Un Hyrule chatoyant sublimé par une orchestration magistrale
Avec Echoes of Wisdom, Nintendo délaisse le réalisme brut de Breath of the Wild pour renouer avec une esthétique plus stylisée, héritée de Link’s Awakening (2019) mais ici sublimée. Les couleurs vives, les textures lissées et les effets de lumière soigneusement travaillés confèrent à Hyrule une identité visuelle chatoyante et onirique, où chaque région affirme son caractère : des forêts enchantées baignées d’émeraude, des déserts brûlés d’orange, jusqu’aux failles dimensionnelles aux teintes inquiétantes et altérées.

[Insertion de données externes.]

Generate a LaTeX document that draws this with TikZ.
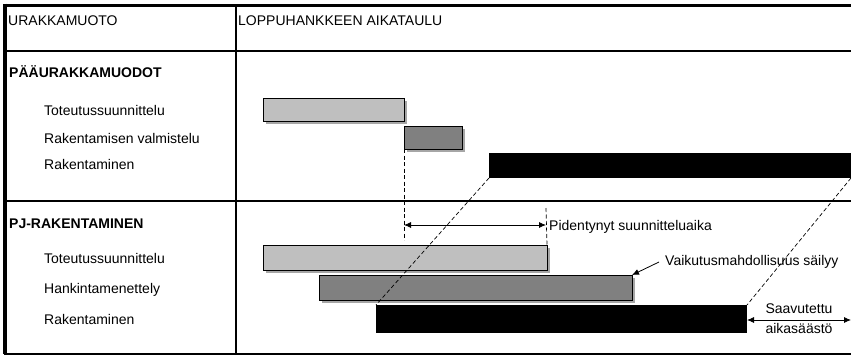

L’attention portée aux détails impressionne : les Échos invoqués s’intègrent parfaitement à l’environnement, et leurs animations riches ajoutent du dynamisme aux combats. Les transitions entre les deux réalités de Hyrule sont fluides et spectaculaires, renforçant la sensation de basculer dans un autre monde. Toutefois, quelques ralentissements ponctuels se manifestent lors des affrontements les plus denses ou dans des zones saturées d’effets visuels. Ces baisses de framerate, bien que rares, viennent rappeler les limites techniques de la Switch.
Côté sonore, Echoes of Wisdom atteint des sommets. Koji Kondo signe une bande-son d’une richesse et d’une cohérence exemplaires. Chaque région bénéficie de thèmes musicaux distincts, qui évoluent en fonction des situations : exploration paisible, énigmes tendues ou combats frénétiques. Les compositions orchestrales, tour à tour grandioses et intimistes, alternent habilement entre nostalgie (via des motifs classiques réarrangés) et nouveauté.
Les effets sonores participent également à l’immersion : chaque invocation d’un Écho, chaque pas de Zelda, chaque bruissement de vent dans les plaines renforcent la densité sensorielle d’Hyrule. Le travail sur le sound design permet de conserver une clarté même lors des séquences les plus chaotiques, un atout précieux compte tenu de la richesse visuelle de l’ensemble.